Mold, yeast and other fungi are common in the environment – on surfaces, in the air we breathe, and even in our nose and sinuses. For people with allergies to mold, a wet or windy day can be miserable. Emergency rooms have recorded an increase in asthma attacks just before a thunderstorm – the approaching weather stimulates mold in the ground to release spores into the wind. In 1999, a widely publicized Mayo clinic study demonstrated that 96% of patients with chronic sinusitis have fungal elements in the sinus mucous, and proposed that most cases of chronic sinusitis were caused by the release of major basic protein from the eosinophilic white blood cells, damaging the sinus tissue while trying to eradicate the fungus. Subsequent studies failed to replicate the initial Mayo clinic findings, and later proved that almost all sinuses – healthy or not – have traces of fungi.
Most commonly caused by the fungus Candida albicans, yeast infections can be red, itchy and painful. In healthy individuals, yeast infections occur during treatment with antibiotics and steroids. The truth is, our bodies are never sterile. For example, our digestive tract normally holds about 2 to 5 pounds of normal bacteria, which we need to break down the food we eat. Even in the healthy nose, there is a balanced ecosystem of harmless bacteria and fungi, called a microbiome. Unfortunately, antibiotics kill both commensal bacteria (healthy ones) and pathogenic bacteria (those that cause disease). However, fungi are not sensitive to the antibiotics that kill bacteria, and can quickly multiply in the absence of competition. When antibiotics are taken by mouth, a yeast infection can occur in any dark, moist part of the body – including the sinuses, the mouth (thrush), the vagina, and the ear canal.

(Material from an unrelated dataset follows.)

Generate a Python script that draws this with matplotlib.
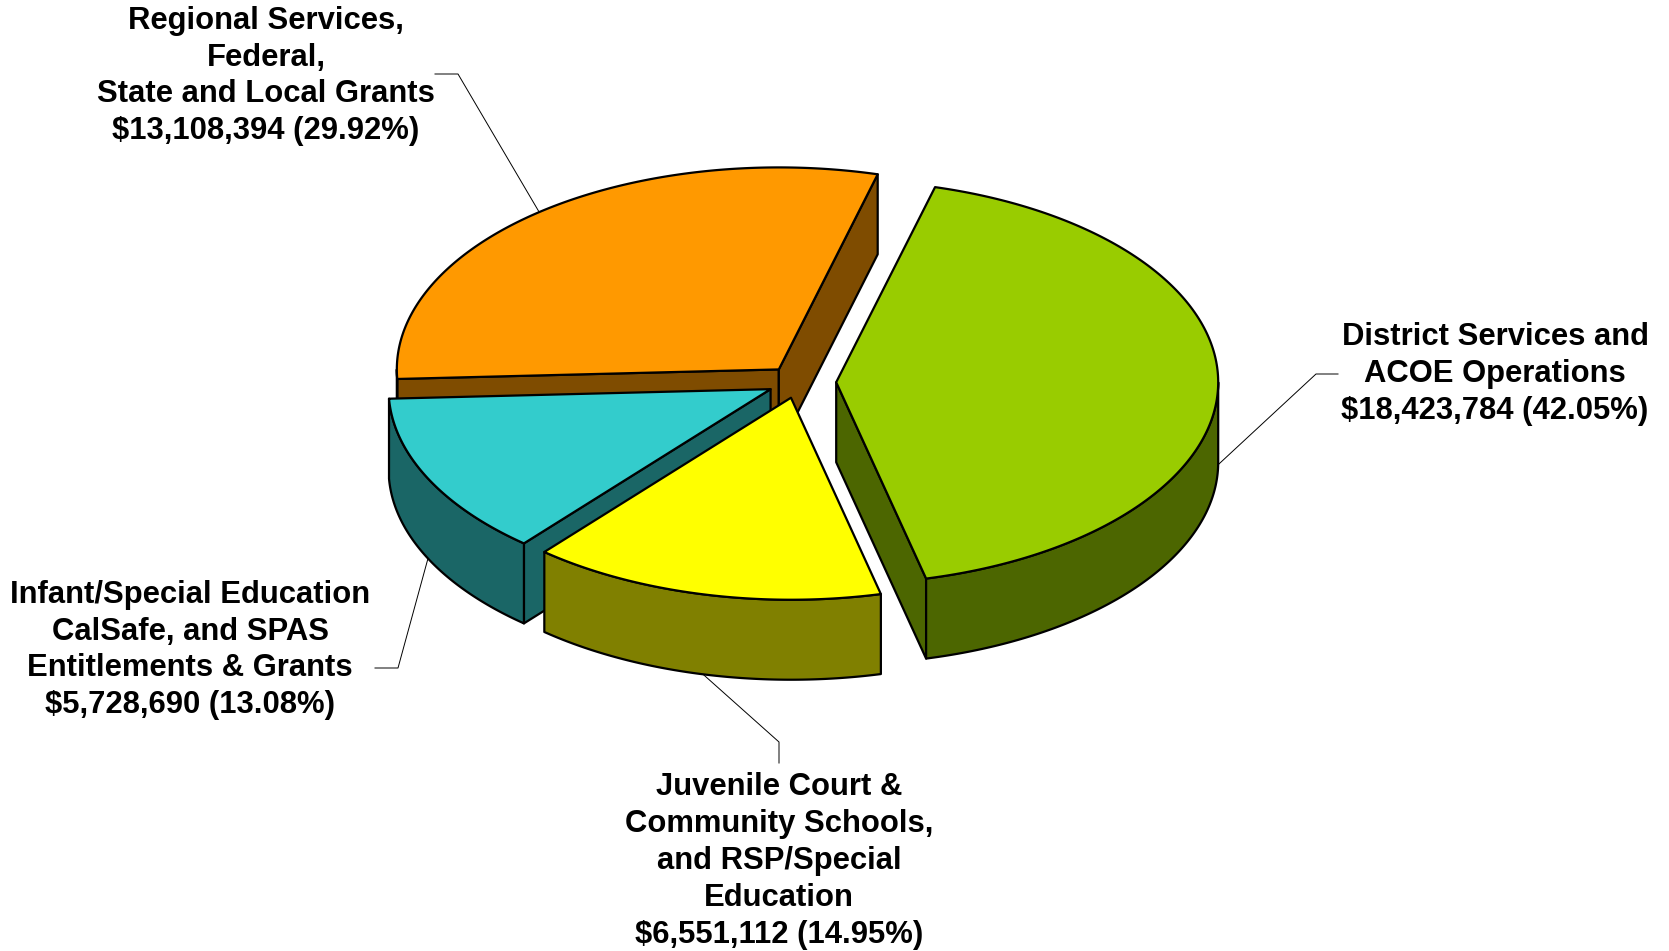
import numpy as np
import matplotlib.pyplot as plt
from matplotlib.patches import Polygon

# data
names = ["District Services and\nACOE Operations",
         "Juvenile Court &\nCommunity Schools,\nand RSP/Special\nEducation",
         "Infant/Special Education\nCalSafe, and SPAS\nEntitlements & Grants",
         "Regional Services,\nFederal,\nState and Local Grants"]
amounts = [18423784, 6551112, 5728690, 13108394]
percents = [42.05, 14.95, 13.08, 29.92]

# style
top_colors = ["#99CC00", "#FFFF00", "#33CCCC", "#FF9900"]
side_colors = ["#4C6600", "#808000", "#1A6666", "#7F4C00"]
explode = [0.10, 0.08, 0.08, 0.08]

# layout (pixel units of the 1669x951 image)
W, H = 1669, 951
cx, cy = 798, 382
a, b = 382, 202
depth = 80
start_angle = 75
label_xy = [(1495, 374), (779, 861), (190, 650), (266, 76)]
elbows = [[(1338, 374), (1316, 374)],
          [(779, 763), (779, 742)],
          [(375, 668), (398, 668)],
          [(435, 74), (458, 74)]]


def arc(ox, oy, t0, t1, z=0.0, n=200):
    t = np.radians(np.linspace(t0, t1, n))
    return np.column_stack([ox + a * np.cos(t), oy - b * np.sin(t) + z])


def front_ranges(t_lo, t_hi):
    # parts of [t_lo, t_hi] where the outer wall faces the viewer
    out = []
    for k in range(-3, 3):
        lo = max(t_lo, 180 + 360 * k)
        hi = min(t_hi, 360 + 360 * k)
        if hi > lo:
            out.append((lo, hi))
    return out


fig = plt.figure(figsize=(W / 100, H / 100), dpi=100)
ax = fig.add_axes([0, 0, 1, 1])
ax.set_xlim(0, W)
ax.set_ylim(H, 0)
ax.axis('off')

total = sum(amounts)
spans = [360 * v / total for v in amounts]
slices = []
t_hi = start_angle
for i, sp in enumerate(spans):
    t_lo = t_hi - sp
    mid = np.radians((t_hi + t_lo) / 2)
    ox = cx + explode[i] * a * np.cos(mid)
    oy = cy - explode[i] * b * np.sin(mid)
    slices.append((i, t_lo, t_hi, mid, ox, oy))
    t_hi = t_lo

edge = dict(edgecolor='black', linewidth=1.6, joinstyle='round')

# back slices first
for i, t_lo, t_hi, mid, ox, oy in sorted(slices, key=lambda s: -np.sin(s[3])):
    z = 10 + (1 - np.sin(mid))
    # radial faces
    for t, visible in ((t_hi, np.cos(np.radians(t_hi)) < 0),
                       (t_lo, np.cos(np.radians(t_lo)) > 0)):
        if visible:
            p = arc(ox, oy, t, t, n=1)[0]
            face = [(ox, oy), tuple(p), (p[0], p[1] + depth), (ox, oy + depth)]
            ax.add_patch(Polygon(face, closed=True, facecolor=side_colors[i], zorder=z, **edge))
    # outer wall
    for lo, hi in front_ranges(t_lo, t_hi):
        top = arc(ox, oy, lo, hi)
        bot = arc(ox, oy, hi, lo, z=depth)
        ax.add_patch(Polygon(np.vstack([top, bot]), closed=True,
                             facecolor=side_colors[i], zorder=z, **edge))
    # top
    pts = np.vstack([[ox, oy], arc(ox, oy, t_lo, t_hi)])
    ax.add_patch(Polygon(pts, closed=True, facecolor=top_colors[i], zorder=z + 0.5, **edge))

    # label and leader line
    anchor = arc(ox, oy, np.degrees(mid), np.degrees(mid), n=1)[0]
    if np.sin(mid) < 0:
        anchor[1] += depth
    (x0, y0), (x1, y1) = elbows[i]
    ax.plot([x0, x1, anchor[0]], [y0, y1, anchor[1]], color='black', lw=0.7, zorder=30)
    text = names[i] + "\n${:,} ({:.2f}%)".format(amounts[i], percents[i])
    ax.text(label_xy[i][0], label_xy[i][1], text, ha='center', va='center',
            fontsize=22.3, fontweight='bold', family='Liberation Sans',
            linespacing=1.3, parse_math=False, zorder=31)

fig.savefig('out.png', dpi=100)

Patients with chronic sinusitis and nasal polyps often accumulate years of stale mucous in the larger sinus cavities. Saprophytic fungi (those that live on dead or decaying matter) will grow in the sinus and live on the mucous and dead cells that become trapped in the cavity. They do not attack the living tissue, but may create an inflammatory response that perpetuates the swelling and the growth of nasal polyps. Antibiotics and medications for ordinary yeast infections have no effect on fungus balls, which cause chronic nasal congestion and postnasal drainage. The fungus balls can often be seen on CT scans, and confirmed with magnetic resonance imaging (MRI). The only treatment is surgical cleaning of the sinus with removal of the polyps and debris. Usually, this is performed during endoscopic sinus surgery, although we have had occasional success in the office with transantral balloon dilation.
Allergic Fungal Sinusitis
Patients with distinct allergies to fungus may accumulate mold in the sinuses that perpetuates the allergy. Imagine scrubbing all the mildew out of your bathroom, while walking around with it growing in your sinus! The chronic exposure creates nasal polyps, asthma, and a very thick mucous, with the consistency of denture adhesive or chewing gum stuck in a shag carpet. As with a fungus ball, thorough cleaning usually requires large openings created during endoscopic sinus surgery. In addition, allergy testing and immunotherapy are recommended to calm the allergic response.
Invasive Fungal Sinusitis
It is rare for fungi to attack living tissue, but this can occur in patients who are debilitated or immune compromised, such as those with advanced AIDS, poorly controlled diabetes, or advanced cancer requiring chemotherapy. The fungi cause thrombosis (blood clots) that lead to tissue death, and then they live on the dead tissue. Although rare, this is a serious condition that can destroy the eye and the brain. Treatment requires aggressive surgery to remove all damaged tissue and intravenous antifungal medications.